Even if we leave aside the racism and trans-exclusionary bias latent in this approach, Clancy shows that it is just a bad way to do science. To take one example, medical orthodoxy holds that the onset of menstruation occurs every 28 days. But this number is calculated by averaging an enormous range of experiences from people who menstruate. Any dataset can be reduced to a statistical average, but very few people who menstruate will actually have that experience. Similarly, the lightness or heaviness of menstrual discharge, severity of cramping, and timings of menarche (the first period) and menopause all have “normal” presentations as defined by the medical establishment, yet virtually all menstruating people deviate from those averages. By its nature, menstruation is impossible to predict based on models. There is no such thing as a normal period. Every menstruating person’s experience is unique.
This is where, for me, Clancy’s book became something much larger than itself. As she describes it, menstruation is a wedge in the very idea of normal. The motivation to define human experience along those lines always ends up erasing or pathologizing the experiences of the vast majority of human beings. As Clancy quotes Peter Cryle and Elizabeth Stephens from their book, Normality: A Critical Genealogy, the word suggests an imperative to conform to a standard or type, thus implying what is “correct” or “good,” even though the standard created this way is so rarified that it basically describes nobody. Whether the idea of normalcy is a product of scientific convenience or eugenic malice, the fact seems to be that, at least in the case of menstruation, it does not describe anything real.
For Clancy, the antidote to eugenics is feminism, which dogmatically affirms bodily autonomy and the sanctity of individual experience. Clancy is not specific about what feminist care for menstruating people looks like. She offers only that the solution “requires communities of care and structural change, rather than an individualist approach in which each menstruating person tries to handle their symptoms or fertility struggles on their own.” The final chapter, “The Future of Periods,” is staged as the author’s imaginative vision of menstrual liberation. Here and throughout the book, Clancy excels in diagnosing the massive social, political, and ideological issues plaguing medical care for menstruating people, but she has little to offer in the way of treatment.

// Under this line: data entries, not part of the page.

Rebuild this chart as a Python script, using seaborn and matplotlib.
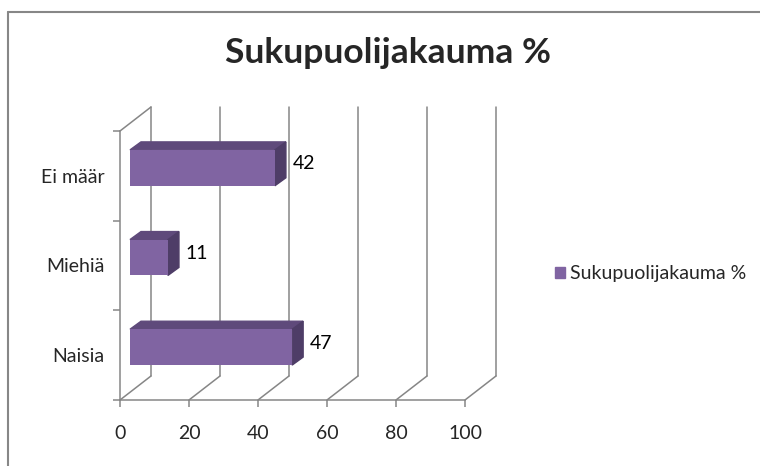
import numpy as np
import pandas as pd
import matplotlib
matplotlib.use("Agg")
import matplotlib.pyplot as plt
import matplotlib.transforms as mtransforms
from matplotlib.patches import Polygon, Patch
from matplotlib.lines import Line2D
import seaborn as sns

# data
categories = ["Ei määr", "Miehiä", "Naisia"]
values = [42, 11, 47]
series_name = "Sukupuolijakauma %"
title = "Sukupuolijakauma %"
x_ticks = [0, 20, 40, 60, 80, 100]

front_col = "#8064A2"
top_col = "#5F4A7B"
side_col = "#4E3D67"
grid_col = "#868686"

sns.set_theme(style="white")
plt.rcParams["font.family"] = ["Lato", "DejaVu Sans"]

fig = plt.figure(figsize=(7.6, 4.66), dpi=100)
ax = fig.add_axes([120 / 760, 66 / 466, 345 / 760, 269 / 466])

df = pd.DataFrame({"cat": categories, "val": values})
sns.barplot(data=df, x="val", y="cat", order=categories, orient="h",
            color=front_col, width=0.4, saturation=1, ax=ax, zorder=3)
ax.set_xlim(0, 100)
ax.set_ylim(2.5, -0.5)

# pixel -> data helpers for the fake 3d depth
px_x = ax.bbox.width / 100
px_y = ax.bbox.height / 3


def off(dx, dy):
    return dx / px_x, -dy / px_y


wall = off(31, 24)
bar_f = off(10, 8)
bar_b = off(21, 16)

# back wall gridlines + floor diagonals
for t in x_ticks:
    ax.plot([t + wall[0]] * 2, [2.5 + wall[1], -0.5 + wall[1]], color=grid_col,
            lw=1.1, zorder=1, clip_on=False)
    ax.plot([t, t + wall[0]], [2.5, 2.5 + wall[1]], color=grid_col,
            lw=1.1, zorder=1, clip_on=False)
ax.plot([0, wall[0]], [-0.5, -0.5 + wall[1]], color=grid_col, lw=1.1,
        zorder=1, clip_on=False)

# shift seaborn bars back into depth, add top and side faces
shift = mtransforms.offset_copy(ax.transData, fig=fig, x=10, y=8, units="dots")
for p in ax.patches:
    p.set_transform(shift)
    p.set_edgecolor("none")

for i, v in enumerate(values):
    y0, y1 = i - 0.2, i + 0.2
    top = [(0 + bar_f[0], y0 + bar_f[1]), (v + bar_f[0], y0 + bar_f[1]),
           (v + bar_b[0], y0 + bar_b[1]), (0 + bar_b[0], y0 + bar_b[1])]
    side = [(v + bar_f[0], y0 + bar_f[1]), (v + bar_f[0], y1 + bar_f[1]),
            (v + bar_b[0], y1 + bar_b[1]), (v + bar_b[0], y0 + bar_b[1])]
    ax.add_patch(Polygon(top, closed=True, color=top_col, zorder=2, clip_on=False))
    ax.add_patch(Polygon(side, closed=True, color=side_col, zorder=2, clip_on=False))
    lx, ly = off(28, 12)
    ax.text(v + lx, i + ly, str(v), va="center", ha="left", fontsize=14,
            color="#000000", zorder=5, clip_on=False)

# axes styling
for s in ["top", "right"]:
    ax.spines[s].set_visible(False)
for s in ["left", "bottom"]:
    ax.spines[s].set_color(grid_col)
    ax.spines[s].set_linewidth(1.1)
ax.set_xticks(x_ticks)
ax.set_yticks([0, 1, 2])
ax.set_yticks([-0.5, 0.5, 1.5, 2.5], minor=True)
ax.tick_params(axis="x", length=5, color=grid_col, width=1.1, labelsize=14, pad=13,
               bottom=True)
ax.tick_params(axis="y", which="major", length=0, labelsize=14, pad=11, left=True)
ax.tick_params(axis="y", which="minor", length=5, color=grid_col, width=1.1, left=True)
ax.set_xlabel("")
ax.set_ylabel("")
ax.grid(False)
ax.set_facecolor("none")

fig.text(388 / 760, 1 - 53 / 466, title, ha="center", va="center",
         fontsize=25.5, fontweight="bold")

fig.legend(handles=[Patch(color=front_col, label=series_name)],
           loc="center left", bbox_to_anchor=(555 / 760, 1 - 274 / 466),
           frameon=False, fontsize=14, handlelength=0.5, handleheight=0.5,
           handletextpad=0.25, borderaxespad=0, borderpad=0)

# chart area border
fig.add_artist(Line2D([8 / 760, 8 / 760], [0, 1 - 12 / 466], color="#878787",
                      lw=1.5, transform=fig.transFigure))
fig.add_artist(Line2D([8 / 760, 1], [1 - 12 / 466, 1 - 12 / 466], color="#878787",
                      lw=1.5, transform=fig.transFigure))

fig.savefig("out.png", dpi=100)
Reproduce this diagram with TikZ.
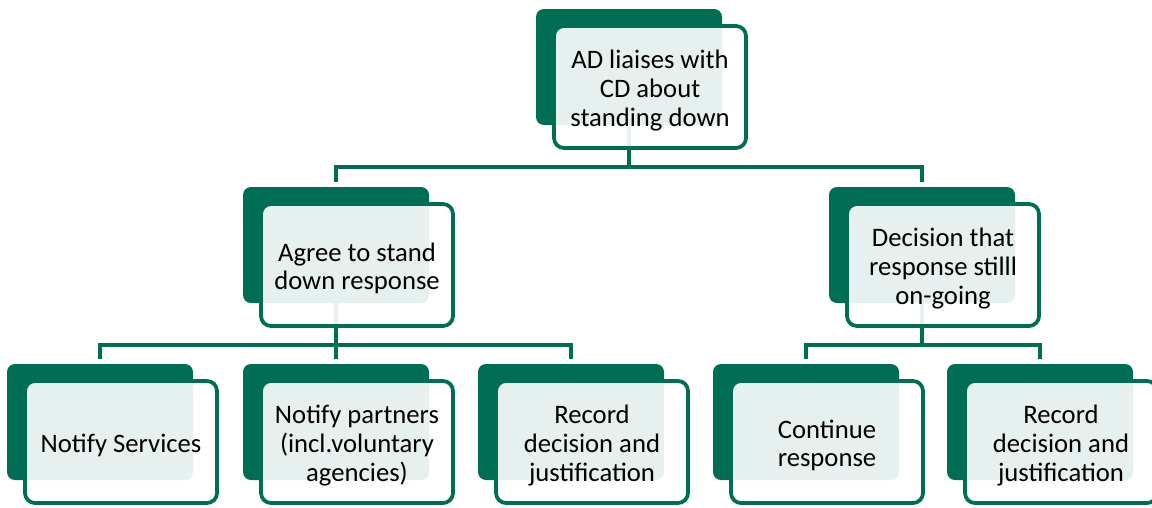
\documentclass[tikz,border=0pt]{standalone}
\usepackage{fontspec}
\setmainfont{Carlito}
\usetikzlibrary{calc}
\definecolor{dkgreen}{RGB}{0,110,85}
\begin{document}
\begin{tikzpicture}[x=0.75pt,y=-0.75pt,
  backbox/.style={fill=dkgreen, rounded corners=6pt, minimum width=139.5pt,
    minimum height=87pt, inner sep=0pt},
  frontbox/.style={draw=dkgreen, line width=2.8pt, fill=white, fill opacity=0.9,
    rounded corners=7.5pt, minimum width=144pt, minimum height=91.5pt, inner sep=0pt},
  paneltext/.style={inner sep=0pt, align=center, font=\fontsize{20}{21.5}\selectfont},
  link/.style={draw=dkgreen, line width=3pt}]
\useasboundingbox (0,0) rectangle (1152,507);
\clip (0,0) rectangle (1152,507);

% dark back panels
\node[backbox] (b0) at (629,67) {};
\node[backbox] (b1) at (336,245) {};
\node[backbox] (b2) at (922,245) {};
\node[backbox] (b3) at (100,422) {};
\node[backbox] (b4) at (336,422) {};
\node[backbox] (b5) at (571,422) {};
\node[backbox] (b6) at (806,422) {};
\node[backbox] (b7) at (1040,422) {};

% connectors
\draw[link] (b0.south) -- ++(0,42) -| ($(b1.north)+(0,-5)$);
\draw[link] (b0.south) -- ++(0,42) -| ($(b2.north)+(0,-5)$);
\draw[link] (b1.south) -- ++(0,42) -| ($(b3.north)+(0,-5)$);
\draw[link] (b1.south) -- ++(0,42) -| ($(b4.north)+(0,-5)$);
\draw[link] (b1.south) -- ++(0,42) -| ($(b5.north)+(0,-5)$);
\draw[link] (b2.south) -- ++(0,42) -| ($(b6.north)+(0,-5)$);
\draw[link] (b2.south) -- ++(0,42) -| ($(b7.north)+(0,-5)$);

% translucent front panels
\foreach \i in {0,...,7} {
  \node[frontbox] (f\i) at ($(b\i)+(21,20)$) {};
}

% panel texts
\node[paneltext] (t0) at ($(f0)+(0,3.5)$) {AD liaises with\\CD about\\standing down};
\node[paneltext] (t1) at ($(f1)+(0,3.5)$) {Agree to stand\\down response};
\node[paneltext] (t2) at ($(f2)+(0,3.5)$) {Decision that\\response stilll\\on-going};
\node[paneltext] (t3) at ($(f3)+(0,3)$) {Notify Services};
\node[paneltext] (t4) at ($(f4)+(0,3.5)$) {Notify partners\\(incl.voluntary\\agencies)};
\node[paneltext] (t5) at ($(f5)+(0,3.5)$) {Record\\decision and\\justification};
\node[paneltext] (t6) at ($(f6)+(0,3.5)$) {Continue\\response};
\node[paneltext] (t7) at ($(f7)+(0,3.5)$) {Record\\decision and\\justification};
\end{tikzpicture}
\end{document}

Interestingly enough, Clancy’s final thought in this book turns from biological anthropology to theology. Quoting Octavia Butler, Clancy suggests that the seed of a future of menstrual care is that “God is Change,” meaning that difference is the very essence of being. Just menstrual care begins with relating to one another as inexhaustibly complex and surprising beings. By necessity, such care is “messy: incommensurable at times, changing, flexible.” If doctors recoil at that notion of care, this is the milieu where chaplains and pastors can thrive.
Perhaps a comprehensive spiritual approach to menstruation is needed as much as reformation of the mainstream scientific, sociological, and anthropological approaches. Religion is uniquely capable of taking painful, isolating experiences and using them as catalysts for forming community. Yet, so far, resources on the theology of menstruation are scant. As far as I know, there is no handbook for the pastoral care of people experiencing menstruation. And although Clancy demonstrates that menstrual blood is the source of life, I have yet to hear a sermon relating the life-giving blood of Christ to periods. Perhaps Period is the invitation pastors and theologians need to reimagine what it means to sing our old hymns about the “wonder-working power in the blood.”